Alveolar
hypoxia, a common feature of many respiratory disorders, has been previously reported to induce functional changes, particularly a decrease of transepithelial Na and fluid transport. In polarized epithelia, cytoskeleton plays a regulatory role in transcellular and paracellular transport of
ions and fluid. We hypothesized that exposure to
hypoxia could damage cytoskeleton organization, which in turn, may adversely affect ion and fluid transport. Primary rat alveolar epithelial cells (AEC) were exposed to either mild (3% O(2)) or severe (0.5% O(2))
hypoxia for 18 h or to normoxia (21% O(2)).

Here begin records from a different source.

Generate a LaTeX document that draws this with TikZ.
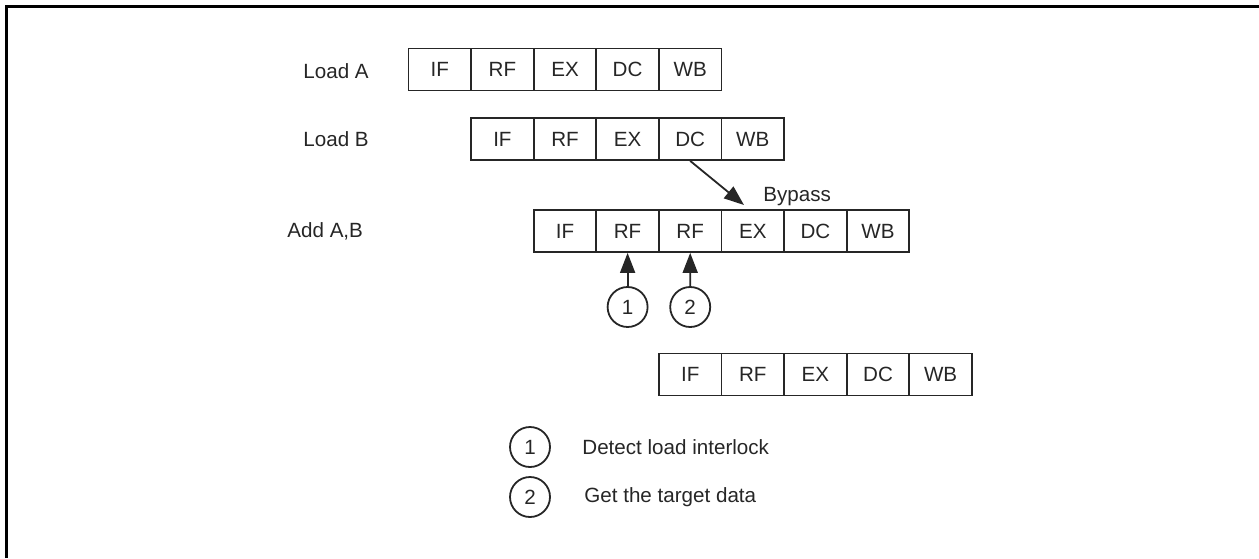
\documentclass[tikz,border=0pt]{standalone}
\usepackage{fontspec}
\setmainfont{Liberation Sans}
\usetikzlibrary{arrows.meta}
\begin{document}
\begin{tikzpicture}[x=0.5pt,y=-0.5pt,
  every node/.style={font=\fontsize{10.3}{12}\selectfont, text=black!85},
  cell/.style={draw=black!85, line width=0.9pt, minimum width=31.3pt, minimum height=21pt, inner sep=0pt},
  lbl/.style={anchor=west, inner sep=0pt},
  num/.style={draw=black!85, circle, line width=0.9pt, minimum size=20pt, inner sep=0pt},
  arr/.style={draw=black!85, line width=0.9pt, -{Triangle[length=10pt,width=7.5pt]}},
  frame/.style={line width=1.5pt}]
\useasboundingbox (0,0) rectangle (1259,558);
\draw[frame] (6,558) -- (6,6) -- (1259,6);
% row labels
\node[lbl] (la) at (303,71) {Load A};
\node[lbl] (lb) at (303,139) {Load B};
\node[lbl] (lc) at (287,231) {Add A,B};
% row 1
\foreach \t [count=\i] in {IF,RF,EX,DC,WB}
  \node[cell] (a\i) at ({439.8+62.6*(\i-1)},69.5) {\t};
% row 2
\foreach \t [count=\i] in {IF,RF,EX,DC,WB}
  \node[cell] (b\i) at ({502.4+62.6*(\i-1)},139) {\t};
% row 3
\foreach \t [count=\i] in {IF,RF,RF,EX,DC,WB}
  \node[cell] (c\i) at ({565.0+62.6*(\i-1)},231) {\t};
% row 4
\foreach \t [count=\i] in {IF,RF,EX,DC,WB}
  \node[cell] (d\i) at ({690.2+62.6*(\i-1)},374.5) {\t};
% bypass
\node[anchor=base west, inner sep=0pt] (bp) at (763,201.5) {Bypass};
\coordinate (bt) at (744,205);
\draw[arr] (b4.south) -- (bt);
% circles
\node[num] (n1) at (627.6,307) {1};
\node[num] (n2) at (690.2,307) {2};
\draw[arr] (n1.north) -- (c2.south);
\draw[arr] (n2.north) -- (c3.south);
% legend
\node[num] (m1) at (530,447) {1};
\node[num] (m2) at (530,497) {2};
\node[lbl] (t1) at (582,447) {Detect load interlock};
\node[lbl] (t2) at (584,497) {Get the target data};
\end{tikzpicture}
\end{document}
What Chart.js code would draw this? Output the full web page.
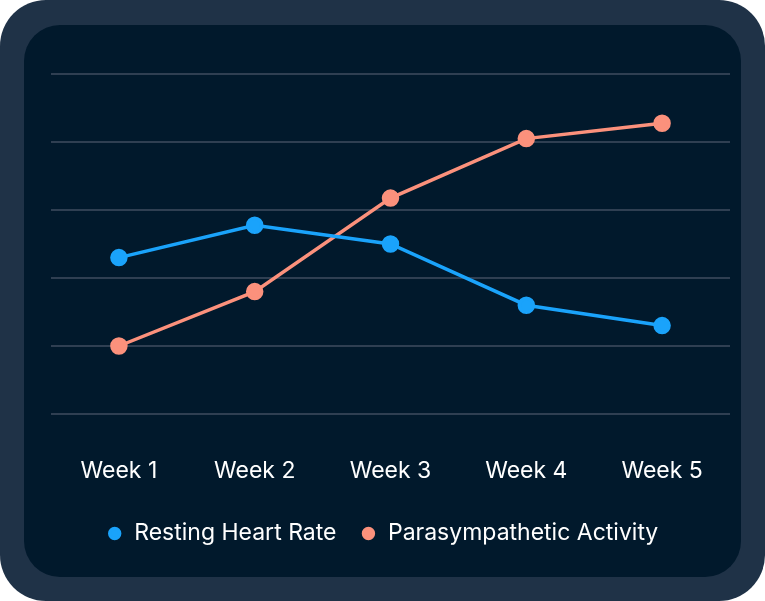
<!DOCTYPE html>
<html><head><meta charset="utf-8">
<script src="https://cdn.jsdelivr.net/npm/chart.js@4/dist/chart.umd.min.js"></script>
<style>
html,body{margin:0;padding:0;background:#ffffff;}
#outer{position:absolute;left:0;top:0;width:765px;height:601px;border-radius:46px;background:#1f3247;}
#inner{position:absolute;left:24px;top:25px;width:717px;height:552px;border-radius:36px;background:#01192c;overflow:hidden;}
#wrap{position:absolute;left:0;top:0;width:717px;height:552px;}
</style></head>
<body>
<div id="outer"><div id="inner"><div id="wrap"><canvas id="c"></canvas></div></div></div>
<script>
const categories = ["Week 1","Week 2","Week 3","Week 4","Week 5"];
const restingHeartRate = [46, 55.5, 50, 32, 26];
const parasympatheticActivity = [20, 36, 63.5, 81, 85.5];
const seriesNames = ["Resting Heart Rate","Parasympathetic Activity"];
const colors = ["#1aa3fb","#fb917c"];

Chart.defaults.font.family = "Inter, 'Open Sans', sans-serif";
new Chart(document.getElementById('c'), {
  type: 'line',
  data: {
    labels: categories,
    datasets: [
      {label: seriesNames[0], data: restingHeartRate, borderColor: colors[0], backgroundColor: colors[0], borderWidth: 3.5, pointRadius: 7, pointHoverRadius: 7, tension: 0},
      {label: seriesNames[1], data: parasympatheticActivity, borderColor: colors[1], backgroundColor: colors[1], borderWidth: 3.5, pointRadius: 7, pointHoverRadius: 7, tension: 0}
    ]
  },
  options: {
    responsive: true, maintainAspectRatio: false, animation: false,
    layout: {padding: {left: 4, right: 4, top: 49, bottom: 22}},
    scales: {
      x: {offset: true, grid: {display: false, drawTicks: false}, border: {display: false},
          ticks: {color: '#ffffff', font: {size: 23}, padding: 43},
          afterFit: (s) => { s.height = 84; s.paddingRight = 11; s.paddingLeft = 0; }},
      y: {min: 0, max: 100, ticks: {display: false, stepSize: 20},
          grid: {color: '#2f3f52', lineWidth: 2, drawTicks: false}, border: {display: false},
          afterFit: (s) => { s.width = 23; }}
    },
    plugins: {
      legend: {position: 'bottom', labels: {color: '#ffffff', font: {size: 23}, usePointStyle: true, pointStyle: 'circle', boxWidth: 16, boxHeight: 7, padding: 24}},
      tooltip: {enabled: false}
    }
  }
});
</script>
</body></html>
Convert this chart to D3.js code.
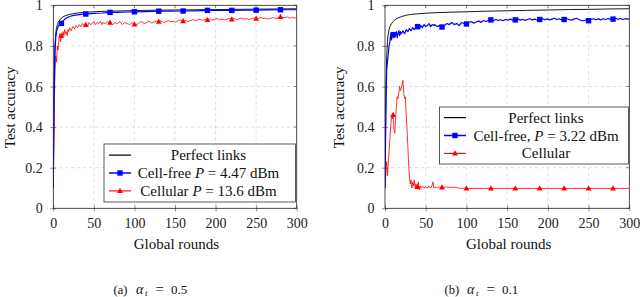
<!DOCTYPE html>
<html><head><meta charset="utf-8">
<script src="https://cdn.jsdelivr.net/npm/d3@7"></script>
<style>body{margin:0;background:#fff}svg{display:block}</style>
</head><body><svg id="c" width="640" height="297" font-family="Liberation Serif"></svg>
<script>
// ---------- DATA ----------
const xTicks = [0, 50, 100, 150, 200, 250, 300];
const yTicks = [0, 0.2, 0.4, 0.6, 0.8, 1];
const markerRounds = [10, 40, 70, 100, 130, 160, 190, 220, 250, 280];

// Panel (a)
const perfectA_x = [0,1,2,3,4,5,6,8,10,12,15,20,25,30,40,50,60,80,100,125,150,175,200,225,250,275,300];
const perfectA_y = [0.10,0.62,0.80,0.86,0.89,0.905,0.915,0.928,0.937,0.943,0.949,0.955,0.959,0.962,0.966,0.968,0.970,0.972,0.974,0.976,0.977,0.978,0.979,0.980,0.981,0.982,0.983];
const cellfreeA_x = [0,1,2,3,4,5,6,8,10,12,15,20,25,30,35,40,50,60,70,80,90,100,115,130,145,160,175,190,205,220,235,250,265,280,300];
const cellfreeA_y = [0.10,0.55,0.76,0.84,0.87,0.885,0.895,0.905,0.911,0.922,0.935,0.945,0.950,0.953,0.955,0.957,0.960,0.962,0.965,0.965,0.967,0.968,0.969,0.971,0.971,0.972,0.973,0.975,0.975,0.975,0.976,0.976,0.977,0.978,0.978];
const cellularA_x = [0,1,2,3,4,5,6,7,8,9,10,11,12,13,14,15,16,17,18,19,20,22,24,26,28,30,32,34,36,38,40,42,44,46,48,50,52,54,56,58,60,
  61,64,67,70,73,76,79,82,85,88,91,94,97,100,103,106,109,112,115,118,121,124,127,130,133,136,139,142,145,148,151,154,157,160,163,166,169,172,175,178,181,184,187,190,193,196,199,202,205,208,211,214,217,220,223,226,229,232,235,238,241,244,247,250,253,256,259,262,265,268,271,274,277,280,283,286,289,292,295,298,300];
const cellularA_y = [0.10,0.45,0.68,0.75,0.72,0.80,0.78,0.84,0.86,0.82,0.85,0.84,0.87,0.85,0.88,0.86,0.87,0.85,0.88,0.87,0.89,0.875,0.895,0.885,0.90,0.89,0.905,0.895,0.91,0.90,0.903,0.895,0.915,0.905,0.91,0.92,0.905,0.915,0.91,0.92,0.905,
  0.915,0.91,0.92,0.914,0.905,0.915,0.91,0.92,0.905,0.915,0.91,0.905,0.915,0.906,0.905,0.915,0.92,0.91,0.915,0.922,0.912,0.918,0.922,0.919,0.923,0.915,0.92,0.925,0.918,0.922,0.917,0.925,0.928,0.922,0.926,0.92,0.925,0.93,0.924,0.928,0.932,0.926,0.93,0.928,0.933,0.927,0.931,0.935,0.929,0.933,0.928,0.932,0.936,0.93,0.934,0.929,0.933,0.937,0.931,0.935,0.93,0.934,0.938,0.934,0.936,0.94,0.934,0.937,0.932,0.936,0.94,0.935,0.938,0.942,0.940,0.94,0.943,0.937,0.941,0.936,0.94];

// Panel (b)
const perfectB_x = [0,1,2,3,4,5,6,8,10,12,15,20,25,30,40,50,60,80,100,125,150,175,200,225,250,275,300];
const perfectB_y = [0.10,0.55,0.74,0.82,0.86,0.88,0.895,0.91,0.92,0.928,0.936,0.944,0.95,0.954,0.958,0.961,0.963,0.966,0.968,0.971,0.973,0.975,0.977,0.979,0.980,0.982,0.983];
const cellfreeB_x = [0,1,2,3,4,5,6,7,8,9,10,11,12,13,14,15,16,17,18,19,20,22,24,26,28,30,32,34,36,38,40,42,44,46,48,50,52,54,56,58,60,
  61,64,67,70,73,76,79,82,85,88,91,94,97,100,103,106,109,112,115,118,121,124,127,130,133,136,139,142,145,148,151,154,157,160,163,166,169,172,175,178,181,184,187,190,193,196,199,202,205,208,211,214,217,220,223,226,229,232,235,238,241,244,247,250,253,256,259,262,265,268,271,274,277,280,283,286,289,292,295,298,300];
const cellfreeB_y = [0.10,0.45,0.68,0.72,0.76,0.80,0.82,0.86,0.83,0.85,0.855,0.84,0.86,0.85,0.87,0.84,0.86,0.875,0.85,0.87,0.86,0.875,0.86,0.88,0.87,0.885,0.875,0.89,0.88,0.89,0.895,0.885,0.90,0.89,0.905,0.895,0.90,0.91,0.895,0.905,0.90,
  0.905,0.895,0.90,0.893,0.90,0.91,0.905,0.915,0.905,0.91,0.90,0.915,0.91,0.908,0.915,0.92,0.912,0.918,0.922,0.916,0.925,0.92,0.926,0.928,0.924,0.93,0.925,0.929,0.924,0.93,0.927,0.932,0.926,0.928,0.933,0.927,0.931,0.926,0.93,0.934,0.928,0.932,0.927,0.93,0.935,0.929,0.933,0.928,0.932,0.936,0.93,0.934,0.928,0.93,0.935,0.93,0.927,0.932,0.936,0.93,0.926,0.924,0.928,0.924,0.93,0.934,0.929,0.933,0.928,0.934,0.93,0.935,0.931,0.932,0.936,0.931,0.935,0.93,0.934,0.932,0.935];
const cellularB_x = [0,1,2,3,4,5,6,7,8,9,10,11,12,13,14,15,16,17,18,19,20,21,22,23,24,25,26,27,28,29,30,31,32,33,34,35,36,37,38,39,40,41,42,43,44,46,48,50,52,54,56,58,59,60,62,64,66,70,75,80,85,88,90,100,130,160,190,220,250,280,300];
const cellularB_y = [0.10,0.17,0.23,0.16,0.22,0.28,0.34,0.40,0.46,0.44,0.46,0.39,0.37,0.44,0.50,0.55,0.54,0.57,0.60,0.58,0.59,0.61,0.63,0.57,0.54,0.55,0.46,0.39,0.31,0.22,0.15,0.12,0.14,0.10,0.13,0.11,0.14,0.10,0.12,0.095,0.105,0.13,0.09,0.11,0.10,0.11,0.10,0.105,0.10,0.11,0.10,0.115,0.13,0.10,0.105,0.10,0.105,0.103,0.105,0.103,0.104,0.103,0.099,0.098,0.098,0.098,0.098,0.098,0.098,0.098,0.098];

const legendA = ["Perfect links", "Cell-free", "Cellular"];
const legendAPower = [null, "4.47", "13.6"];
const legendB = ["Perfect links", "Cell-free,", "Cellular"];
const legendBPower = [null, "3.22", null];
const captions = ["(a)", "(b)"];
const captionAlpha = ["0.5", "0.1"];

// ---------- DRAW ----------
const svg = d3.select("#c");
const SERIF = "Liberation Serif";
const FONT = 15, TICKFONT = 14;
const panels = [
  {left: 53.3, right: 296.7, series: [[perfectA_x, perfectA_y], [cellfreeA_x, cellfreeA_y], [cellularA_x, cellularA_y]],
   legendNames: legendA, legendPow: legendAPower, legBox: [104, 144, 295.5, 202], legLine: [109, 131], legText: 208.5, yTitleX: 14.5,
   cap: captions[0], alpha: captionAlpha[0], capX: 150.5},
  {left: 385, right: 629.3, series: [[perfectB_x, perfectB_y], [cellfreeB_x, cellfreeB_y], [cellularB_x, cellularB_y]],
   legendNames: legendB, legendPow: legendBPower, legBox: [439.5, 107, 628.5, 164], legLine: [444, 466], legText: 546, yTitleX: 343.5,
   cap: captions[1], alpha: captionAlpha[1], capX: 481.6}
];
const plotTop = 5.3, plotBottom = 208.3;
const styles = [
  {color: "#000", width: 0.9, marker: null},
  {color: "#0000ff", width: 1.2, marker: "square"},
  {color: "#ff0000", width: 0.8, marker: "triangle"}
];

function drawMarker(g, type, x, y, color) {
  if (type === "square") {
    g.append("rect").attr("x", x - 2.7).attr("y", y - 2.7).attr("width", 5.4).attr("height", 5.4).attr("fill", color);
  } else if (type === "triangle") {
    g.append("path").attr("d", `M${x},${y - 3.2}L${x + 2.9},${y + 2}L${x - 2.9},${y + 2}Z`).attr("fill", color);
  }
}

panels.forEach((p, pi) => {
  const x = d3.scaleLinear().domain([0, 300]).range([p.left, p.right]);
  const y = d3.scaleLinear().domain([0, 1]).range([plotBottom, plotTop]);
  const g = svg.append("g");

  // grid
  g.append("g").selectAll("line").data(xTicks.slice(1, -1)).join("line")
    .attr("x1", d => x(d)).attr("x2", d => x(d)).attr("y1", plotTop).attr("y2", plotBottom)
    .attr("stroke", "#c8c8c8").attr("stroke-width", 0.6).attr("stroke-dasharray", "3,3");
  g.append("g").selectAll("line").data(yTicks.slice(1, -1)).join("line")
    .attr("y1", d => y(d)).attr("y2", d => y(d)).attr("x1", p.left).attr("x2", p.right)
    .attr("stroke", "#c8c8c8").attr("stroke-width", 0.6).attr("stroke-dasharray", "3,3");

  // axes
  const xa = g.append("g").attr("transform", `translate(0,${plotBottom})`)
    .call(d3.axisBottom(x).tickValues(xTicks).tickSize(3).tickFormat(d3.format("d")));
  const ya = g.append("g").attr("transform", `translate(${p.left},0)`)
    .call(d3.axisLeft(y).tickValues(yTicks).tickSize(3).tickFormat(d => d === 0 || d === 1 ? String(d) : d.toFixed(1)));
  [xa, ya].forEach(a => {
    a.attr("font-family", SERIF);
    a.select(".domain").remove();
    a.selectAll("text").attr("font-size", TICKFONT).attr("font-family", SERIF).attr("fill", "#222");
    a.selectAll("line").attr("stroke", "#444").attr("stroke-width", 0.6);
  });
  xa.selectAll("text").attr("y", 20).attr("dy", null);
  ya.selectAll("text").attr("x", -10.5).attr("dy", "0.33em");
  ya.selectAll("line").attr("x2", 3).attr("x1", -3);
  xa.selectAll("line").attr("y1", -3).attr("y2", 3);
  g.append("g").selectAll("line").data(xTicks).join("line")
    .attr("x1", d => x(d)).attr("x2", d => x(d)).attr("y1", plotTop).attr("y2", plotTop + 3).attr("stroke", "#444").attr("stroke-width", 0.6);
  g.append("g").selectAll("line").data(yTicks).join("line")
    .attr("y1", d => y(d)).attr("y2", d => y(d)).attr("x1", p.right).attr("x2", p.right - 3).attr("stroke", "#444").attr("stroke-width", 0.6);

  // clip
  const clipId = "clip" + pi;
  svg.append("clipPath").attr("id", clipId).append("rect")
    .attr("x", p.left).attr("y", plotTop).attr("width", p.right - p.left).attr("height", plotBottom - plotTop);

  const lines = g.append("g").attr("clip-path", `url(#${clipId})`);
  [0, 2, 1].forEach(si => {
    const [xs, ys] = p.series[si];
    const st = styles[si];
    const pts = xs.map((v, i) => [v, ys[i]]);
    lines.append("path").datum(pts)
      .attr("d", d3.line().x(d => x(d[0])).y(d => y(d[1])))
      .attr("fill", "none").attr("stroke", st.color).attr("stroke-width", st.width).attr("stroke-linejoin", "round");
    if (st.marker) {
      const bis = d3.bisector(d => d[0]).left;
      markerRounds.forEach(r => {
        let i = bis(pts, r);
        if (i >= pts.length) i = pts.length - 1;
        if (i > 0 && Math.abs(pts[i - 1][0] - r) < Math.abs(pts[i][0] - r)) i = i - 1;
        drawMarker(lines, st.marker, x(pts[i][0]), y(pts[i][1]), st.color);
      });
    }
  });

  // frame
  g.append("rect").attr("x", p.left).attr("y", plotTop).attr("width", p.right - p.left).attr("height", plotBottom - plotTop)
    .attr("fill", "none").attr("stroke", "#222").attr("stroke-width", 0.8);

  // titles
  g.append("text").attr("x", (p.left + p.right) / 2 + 1.5).attr("y", 248.8).attr("text-anchor", "middle")
    .attr("font-family", SERIF).attr("font-size", FONT).attr("fill", "#111").text("Global rounds");
  g.append("text").attr("transform", `translate(${p.yTitleX},${(plotTop + plotBottom) / 2 + 0.5}) rotate(-90)`).attr("text-anchor", "middle")
    .attr("font-family", SERIF).attr("font-size", FONT).attr("fill", "#111").text("Test accuracy");

  // legend
  const [lx0, ly0, lx1, ly1] = p.legBox;
  const lg = g.append("g");
  lg.append("rect").attr("x", lx0).attr("y", ly0).attr("width", lx1 - lx0).attr("height", ly1 - ly0)
    .attr("fill", "#fff").attr("stroke", "#333").attr("stroke-width", 0.8);
  const rowGap = 17.9, midY = (ly0 + ly1) / 2;
  p.legendNames.forEach((name, i) => {
    const cy = midY + (i - 1) * rowGap;
    const st = styles[i];
    lg.append("line").attr("x1", p.legLine[0]).attr("x2", p.legLine[1]).attr("y1", cy).attr("y2", cy)
      .attr("stroke", st.color).attr("stroke-width", st.width + 0.3);
    if (st.marker) drawMarker(lg, st.marker, (p.legLine[0] + p.legLine[1]) / 2, cy, st.color);
    const t = lg.append("text").attr("x", p.legText).attr("y", cy + 5).attr("text-anchor", "middle")
      .attr("font-family", SERIF).attr("font-size", FONT).attr("fill", "#111");
    t.append("tspan").text(name);
    if (p.legendPow[i]) {
      t.append("tspan").text(" ");
      t.append("tspan").attr("font-style", "italic").text("P");
      t.append("tspan").text(" = " + p.legendPow[i] + " dBm");
    }
  });

  // caption
  const cx0 = p.capX - 37, cyb = 293.5;
  const ct = g.append("text").attr("y", cyb).attr("font-family", SERIF).attr("font-size", 12.5).attr("fill", "#111");
  ct.append("tspan").attr("x", cx0).text(p.cap);
  ct.append("tspan").attr("x", cx0 + 22.5).attr("font-style", "italic").attr("font-size", 14).text("α");
  ct.append("tspan").attr("x", cx0 + 31.5).attr("font-style", "italic").attr("font-size", 9).attr("dy", 2.5).text("t");
  ct.append("tspan").attr("x", cx0 + 42).attr("dy", -2.5).attr("font-size", 15).text("=");
  ct.append("tspan").attr("x", cx0 + 57.5).attr("font-size", 13).text(p.alpha);
});
</script></body></html>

First, mild and severe
hypoxia induced a disorganization of actin, a major
protein of the cytoskeleton, reflected by disruption of
F-actin filaments. Second,
alpha-spectrin, an apical cytoskeleton
protein, which binds to actin cytoskeleton and Na
transport proteins, was cleaved by
hypoxia. Pretreatment of AEC by a
caspase inhibitor (
z-VAD-fmk; 90 microM) blunted
hypoxia-induced
spectrin cleavage as well as
hypoxia-induced decrease in surface membrane alpha-ENaC and concomitantly induced a partial recovery of
hypoxia-induced decrease of
amiloride-sensitive Na transport at 3% O(2). Finally, tight junctions (TJs)
proteins, which are linked to actin and are a determinant of paracellular permeability, were altered by mild and severe
hypoxia:
hypoxia induced a mislocalization of
occludin from the TJ to cytoplasm and a decrease in
zonula occludens-1 protein level. These modifications were associated with modest changes in paracellular permeability at 0.5% O(2,) as assessed by small 4-kD
dextran flux and transepithelial resistance measurements. Together, these findings indicate that
hypoxia disrupted cytoskeleton and TJ organization in AEC and may participate, at least in part, to
hypoxia-induced decrease in Na transport.